■ Objective
Reproduce, please, only the lines from the first line below to the line containing "(4,7) -- (4,998);", inclusive.

■ Recorded information

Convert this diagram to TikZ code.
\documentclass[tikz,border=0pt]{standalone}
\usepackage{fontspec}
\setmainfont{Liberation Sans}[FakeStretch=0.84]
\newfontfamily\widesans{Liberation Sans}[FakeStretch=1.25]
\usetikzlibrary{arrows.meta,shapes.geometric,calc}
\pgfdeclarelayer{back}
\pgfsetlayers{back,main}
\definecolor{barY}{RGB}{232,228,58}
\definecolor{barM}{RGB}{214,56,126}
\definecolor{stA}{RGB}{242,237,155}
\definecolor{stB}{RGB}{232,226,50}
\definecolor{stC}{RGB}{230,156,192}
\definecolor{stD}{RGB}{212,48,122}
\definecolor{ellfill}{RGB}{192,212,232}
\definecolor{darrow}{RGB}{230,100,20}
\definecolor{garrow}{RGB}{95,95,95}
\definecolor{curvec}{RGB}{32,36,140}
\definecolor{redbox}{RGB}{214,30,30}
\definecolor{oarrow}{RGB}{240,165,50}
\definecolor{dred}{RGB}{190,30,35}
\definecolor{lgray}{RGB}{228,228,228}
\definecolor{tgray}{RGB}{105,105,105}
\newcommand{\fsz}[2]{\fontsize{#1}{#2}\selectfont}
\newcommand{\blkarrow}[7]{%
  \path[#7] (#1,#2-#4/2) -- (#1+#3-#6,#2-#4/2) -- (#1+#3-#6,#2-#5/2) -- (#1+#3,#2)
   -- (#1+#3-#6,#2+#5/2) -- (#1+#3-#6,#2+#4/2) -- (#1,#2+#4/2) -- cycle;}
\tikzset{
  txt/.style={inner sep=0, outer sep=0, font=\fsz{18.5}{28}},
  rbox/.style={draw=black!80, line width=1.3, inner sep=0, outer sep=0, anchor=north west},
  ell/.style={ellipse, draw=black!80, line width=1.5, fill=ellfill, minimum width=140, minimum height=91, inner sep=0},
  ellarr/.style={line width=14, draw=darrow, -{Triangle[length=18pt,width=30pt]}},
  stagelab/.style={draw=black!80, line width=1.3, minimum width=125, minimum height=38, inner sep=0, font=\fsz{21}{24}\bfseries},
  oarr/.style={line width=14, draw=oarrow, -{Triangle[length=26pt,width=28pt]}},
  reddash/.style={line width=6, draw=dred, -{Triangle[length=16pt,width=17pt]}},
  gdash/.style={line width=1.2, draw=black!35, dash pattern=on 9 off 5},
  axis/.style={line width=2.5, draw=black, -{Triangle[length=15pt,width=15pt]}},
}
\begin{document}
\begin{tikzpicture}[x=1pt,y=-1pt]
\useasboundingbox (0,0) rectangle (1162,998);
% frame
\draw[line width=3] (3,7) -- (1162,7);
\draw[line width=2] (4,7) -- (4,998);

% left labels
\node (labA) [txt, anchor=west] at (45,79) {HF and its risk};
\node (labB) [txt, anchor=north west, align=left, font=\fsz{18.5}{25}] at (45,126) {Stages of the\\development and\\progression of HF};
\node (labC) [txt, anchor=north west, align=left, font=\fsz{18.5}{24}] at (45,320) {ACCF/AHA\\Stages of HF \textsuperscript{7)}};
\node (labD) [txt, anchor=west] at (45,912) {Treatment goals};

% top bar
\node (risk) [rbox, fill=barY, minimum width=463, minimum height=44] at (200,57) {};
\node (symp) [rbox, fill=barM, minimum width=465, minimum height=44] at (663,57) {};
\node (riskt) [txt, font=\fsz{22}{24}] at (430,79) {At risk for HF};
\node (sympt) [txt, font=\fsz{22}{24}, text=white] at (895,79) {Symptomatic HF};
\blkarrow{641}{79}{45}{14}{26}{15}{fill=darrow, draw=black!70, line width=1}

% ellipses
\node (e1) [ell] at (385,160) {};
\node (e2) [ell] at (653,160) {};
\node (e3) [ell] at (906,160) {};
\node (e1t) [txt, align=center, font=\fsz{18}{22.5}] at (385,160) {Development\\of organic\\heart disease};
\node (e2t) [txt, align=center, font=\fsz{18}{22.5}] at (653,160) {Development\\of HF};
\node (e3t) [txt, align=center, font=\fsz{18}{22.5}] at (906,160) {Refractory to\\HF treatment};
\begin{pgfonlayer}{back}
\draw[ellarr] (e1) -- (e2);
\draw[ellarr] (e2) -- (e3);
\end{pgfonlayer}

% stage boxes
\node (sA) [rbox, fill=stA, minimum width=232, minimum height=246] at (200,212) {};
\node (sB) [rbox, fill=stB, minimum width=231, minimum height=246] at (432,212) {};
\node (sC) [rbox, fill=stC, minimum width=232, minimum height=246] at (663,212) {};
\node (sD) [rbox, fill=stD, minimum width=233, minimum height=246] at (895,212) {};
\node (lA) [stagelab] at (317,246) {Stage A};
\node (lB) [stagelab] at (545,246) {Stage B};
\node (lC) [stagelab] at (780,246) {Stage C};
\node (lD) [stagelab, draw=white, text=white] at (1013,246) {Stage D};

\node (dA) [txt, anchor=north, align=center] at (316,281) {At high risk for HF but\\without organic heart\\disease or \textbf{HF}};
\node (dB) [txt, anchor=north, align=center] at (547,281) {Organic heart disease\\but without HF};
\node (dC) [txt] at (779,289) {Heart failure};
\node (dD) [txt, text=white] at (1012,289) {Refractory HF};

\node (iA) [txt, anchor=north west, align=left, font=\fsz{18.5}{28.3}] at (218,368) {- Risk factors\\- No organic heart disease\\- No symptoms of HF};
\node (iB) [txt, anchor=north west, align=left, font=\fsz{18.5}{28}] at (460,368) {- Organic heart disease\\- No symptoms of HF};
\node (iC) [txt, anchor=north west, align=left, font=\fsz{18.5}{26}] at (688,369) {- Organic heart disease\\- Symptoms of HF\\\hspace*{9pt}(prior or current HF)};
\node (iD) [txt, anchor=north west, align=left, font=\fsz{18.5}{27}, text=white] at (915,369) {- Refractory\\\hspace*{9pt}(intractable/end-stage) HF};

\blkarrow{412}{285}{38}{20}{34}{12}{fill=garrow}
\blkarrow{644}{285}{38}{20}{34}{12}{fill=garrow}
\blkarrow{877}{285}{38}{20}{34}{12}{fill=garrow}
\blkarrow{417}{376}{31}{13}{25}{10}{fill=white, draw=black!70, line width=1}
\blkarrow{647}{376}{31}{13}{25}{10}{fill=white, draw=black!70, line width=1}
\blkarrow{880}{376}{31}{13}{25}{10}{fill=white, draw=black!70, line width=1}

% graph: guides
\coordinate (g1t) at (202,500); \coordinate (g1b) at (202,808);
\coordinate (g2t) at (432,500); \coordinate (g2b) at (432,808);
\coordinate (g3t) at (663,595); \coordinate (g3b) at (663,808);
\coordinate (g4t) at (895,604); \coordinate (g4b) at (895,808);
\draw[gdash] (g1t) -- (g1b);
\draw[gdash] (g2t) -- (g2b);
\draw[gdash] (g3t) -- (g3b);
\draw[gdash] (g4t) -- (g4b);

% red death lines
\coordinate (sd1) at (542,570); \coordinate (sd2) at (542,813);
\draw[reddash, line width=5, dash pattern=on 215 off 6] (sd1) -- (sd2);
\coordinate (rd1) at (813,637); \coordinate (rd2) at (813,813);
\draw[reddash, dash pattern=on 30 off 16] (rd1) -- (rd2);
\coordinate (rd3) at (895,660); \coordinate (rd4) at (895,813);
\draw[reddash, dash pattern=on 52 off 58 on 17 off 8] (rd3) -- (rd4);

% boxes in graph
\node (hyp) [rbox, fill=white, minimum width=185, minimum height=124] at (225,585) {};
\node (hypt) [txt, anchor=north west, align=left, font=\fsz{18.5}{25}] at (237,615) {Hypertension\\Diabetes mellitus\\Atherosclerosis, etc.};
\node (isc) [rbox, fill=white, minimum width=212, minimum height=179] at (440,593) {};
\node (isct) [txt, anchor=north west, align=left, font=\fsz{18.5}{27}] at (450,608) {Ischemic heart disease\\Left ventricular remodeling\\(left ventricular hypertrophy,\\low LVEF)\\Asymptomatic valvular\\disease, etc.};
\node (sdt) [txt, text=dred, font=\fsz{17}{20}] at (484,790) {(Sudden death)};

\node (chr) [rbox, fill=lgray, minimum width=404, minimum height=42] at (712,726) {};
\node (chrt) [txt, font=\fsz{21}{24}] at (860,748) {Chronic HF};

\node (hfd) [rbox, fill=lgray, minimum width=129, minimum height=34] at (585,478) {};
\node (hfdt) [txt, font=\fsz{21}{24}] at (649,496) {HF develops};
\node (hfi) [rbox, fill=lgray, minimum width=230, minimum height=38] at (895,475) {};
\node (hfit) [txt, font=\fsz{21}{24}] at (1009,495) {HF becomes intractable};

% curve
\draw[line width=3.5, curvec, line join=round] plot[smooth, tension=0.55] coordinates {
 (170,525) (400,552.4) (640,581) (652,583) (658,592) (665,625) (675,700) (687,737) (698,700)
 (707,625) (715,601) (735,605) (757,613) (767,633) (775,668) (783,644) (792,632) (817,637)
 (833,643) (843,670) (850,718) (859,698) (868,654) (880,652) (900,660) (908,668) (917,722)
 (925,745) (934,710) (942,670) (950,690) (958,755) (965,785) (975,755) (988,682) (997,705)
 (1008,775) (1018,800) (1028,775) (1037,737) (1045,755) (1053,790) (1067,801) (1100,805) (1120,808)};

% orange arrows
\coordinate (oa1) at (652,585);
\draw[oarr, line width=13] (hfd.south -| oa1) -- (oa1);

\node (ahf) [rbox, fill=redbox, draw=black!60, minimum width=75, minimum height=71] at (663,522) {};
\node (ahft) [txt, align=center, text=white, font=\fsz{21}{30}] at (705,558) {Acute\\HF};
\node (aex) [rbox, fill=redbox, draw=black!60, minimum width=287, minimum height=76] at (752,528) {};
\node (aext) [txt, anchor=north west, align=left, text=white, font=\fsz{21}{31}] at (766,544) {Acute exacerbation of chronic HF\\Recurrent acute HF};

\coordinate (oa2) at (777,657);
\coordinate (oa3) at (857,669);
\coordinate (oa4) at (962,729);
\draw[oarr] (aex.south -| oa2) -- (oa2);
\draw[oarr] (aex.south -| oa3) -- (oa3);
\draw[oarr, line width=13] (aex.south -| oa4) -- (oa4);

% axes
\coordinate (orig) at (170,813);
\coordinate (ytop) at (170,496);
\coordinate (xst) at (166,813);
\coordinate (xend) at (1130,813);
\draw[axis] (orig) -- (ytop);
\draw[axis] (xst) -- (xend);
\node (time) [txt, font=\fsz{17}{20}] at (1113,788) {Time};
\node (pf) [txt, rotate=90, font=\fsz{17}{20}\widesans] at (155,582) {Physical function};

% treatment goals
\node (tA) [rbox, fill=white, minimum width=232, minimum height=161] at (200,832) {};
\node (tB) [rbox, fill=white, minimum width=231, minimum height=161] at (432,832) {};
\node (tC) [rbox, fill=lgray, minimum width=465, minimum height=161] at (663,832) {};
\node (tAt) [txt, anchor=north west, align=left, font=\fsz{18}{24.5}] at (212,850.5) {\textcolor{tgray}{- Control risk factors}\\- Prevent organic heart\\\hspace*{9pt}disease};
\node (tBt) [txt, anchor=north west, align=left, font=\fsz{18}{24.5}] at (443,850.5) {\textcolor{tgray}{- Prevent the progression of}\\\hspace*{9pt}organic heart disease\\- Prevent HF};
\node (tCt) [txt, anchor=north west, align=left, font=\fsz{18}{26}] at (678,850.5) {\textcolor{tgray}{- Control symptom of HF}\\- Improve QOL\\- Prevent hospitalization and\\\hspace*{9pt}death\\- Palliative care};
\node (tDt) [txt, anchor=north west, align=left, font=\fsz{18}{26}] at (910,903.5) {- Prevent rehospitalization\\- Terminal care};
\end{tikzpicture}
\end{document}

■ Exercise response
Convert this diagram to TikZ code.
\documentclass[tikz,border=0pt]{standalone}
\usepackage{fontspec}
\setmainfont{Liberation Sans}[FakeStretch=0.84]
\newfontfamily\widesans{Liberation Sans}[FakeStretch=1.25]
\usetikzlibrary{arrows.meta,shapes.geometric,calc}
\pgfdeclarelayer{back}
\pgfsetlayers{back,main}
\definecolor{barY}{RGB}{232,228,58}
\definecolor{barM}{RGB}{214,56,126}
\definecolor{stA}{RGB}{242,237,155}
\definecolor{stB}{RGB}{232,226,50}
\definecolor{stC}{RGB}{230,156,192}
\definecolor{stD}{RGB}{212,48,122}
\definecolor{ellfill}{RGB}{192,212,232}
\definecolor{darrow}{RGB}{230,100,20}
\definecolor{garrow}{RGB}{95,95,95}
\definecolor{curvec}{RGB}{32,36,140}
\definecolor{redbox}{RGB}{214,30,30}
\definecolor{oarrow}{RGB}{240,165,50}
\definecolor{dred}{RGB}{190,30,35}
\definecolor{lgray}{RGB}{228,228,228}
\definecolor{tgray}{RGB}{105,105,105}
\newcommand{\fsz}[2]{\fontsize{#1}{#2}\selectfont}
\newcommand{\blkarrow}[7]{%
  \path[#7] (#1,#2-#4/2) -- (#1+#3-#6,#2-#4/2) -- (#1+#3-#6,#2-#5/2) -- (#1+#3,#2)
   -- (#1+#3-#6,#2+#5/2) -- (#1+#3-#6,#2+#4/2) -- (#1,#2+#4/2) -- cycle;}
\tikzset{
  txt/.style={inner sep=0, outer sep=0, font=\fsz{18.5}{28}},
  rbox/.style={draw=black!80, line width=1.3, inner sep=0, outer sep=0, anchor=north west},
  ell/.style={ellipse, draw=black!80, line width=1.5, fill=ellfill, minimum width=140, minimum height=91, inner sep=0},
  ellarr/.style={line width=14, draw=darrow, -{Triangle[length=18pt,width=30pt]}},
  stagelab/.style={draw=black!80, line width=1.3, minimum width=125, minimum height=38, inner sep=0, font=\fsz{21}{24}\bfseries},
  oarr/.style={line width=14, draw=oarrow, -{Triangle[length=26pt,width=28pt]}},
  reddash/.style={line width=6, draw=dred, -{Triangle[length=16pt,width=17pt]}},
  gdash/.style={line width=1.2, draw=black!35, dash pattern=on 9 off 5},
  axis/.style={line width=2.5, draw=black, -{Triangle[length=15pt,width=15pt]}},
}
\begin{document}
\begin{tikzpicture}[x=1pt,y=-1pt]
\useasboundingbox (0,0) rectangle (1162,998);
% frame
\draw[line width=3] (3,7) -- (1162,7);
\draw[line width=2] (4,7) -- (4,998);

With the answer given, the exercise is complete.